I called to you from the land of the dead, and LORD, you heard me!
You threw me into the ocean depths, and I sank down to the heart of the sea.
The mighty waters engulfed me; I was buried beneath your wild and stormy waves.
Then I said, 'O LORD, you have driven me from your presence.
Yet I will look once more toward your holy Temple.'
"I sank beneath the waves, and the waters closed over me.
Seaweed wrapped itself around my head.
I sank down to the very roots of the mountains.
I was imprisoned in the earth, whose gates lock shut forever.
But you, O LORD my God, snatched me from the jaws of death!
As my life was slipping away, I remembered the LORD.
And my earnest prayer went out to you in your holy Temple.
Those who worship false gods turn their backs on all God's mercies.

But I will offer sacrifices to you with songs of praise, and I will fulfill all my vows.
For my salvation comes from the LORD alone."

Then the LORD ordered the fish to spit Jonah out onto the beach.

It has become apparent to me, in hindsight, that while I was in those "not my cup of tea" situations, that even though I was right where God wanted me to be, and I thought I was trying not to be like Jonah (flaking out), I was like Jonah. As I look back, I can see parts of my life where I was right where God wanted me to be, but it was in the belly of a great fish.

Remember? God arranged for the great fish to swallow Jonah. It was right where Jonah needed to be. It is really hard to avoid God when you are in the belly of a fish (this is coming from the one who can't even stand to think about the "fish section"* at the grocery store). It took him three whole days, but when Jonah finally cried out to God, and basically renewed his vows, then God ordered the fish to spit him back out again. Sometimes (or a lot of times), it takes a lot to get my attention. But after some time in a fish, after some time to cry out to God -- to regain perspective...to remember who(se) you are...after that, you are then totally more equipped than you were before.

Jonah goes on to do the task that the Lord called him to do. He finally obeys...and when it doesn't go the way he expected, he is pissed at God (Joanh 3 and 4). How much am I like Jonah! But that is another story for another time. I have already unpacked enough for now.

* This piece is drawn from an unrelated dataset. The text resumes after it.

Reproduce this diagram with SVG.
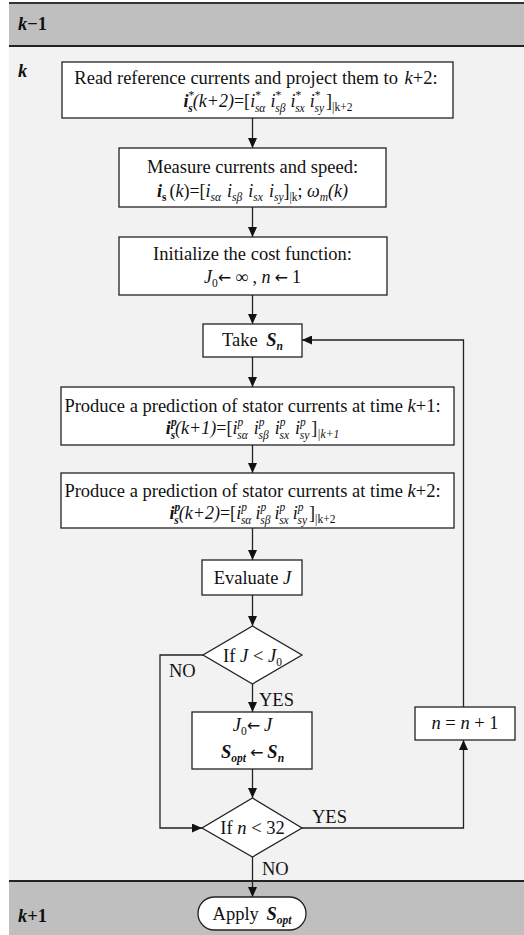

*The fish section of the store. Here, in most grocery stores, in the place where you can get most meat, you can also get fish (I guess, also a meat). But the fish are in this huge tank, still living, just crammed in there. And they smell fishy. I can smell them several aisles away. Some days the smell is too much to bear, and my gag reflex kicks in. In all reality, if I were swallowed by a great fish, ...oh man, I don't even want to imagine it.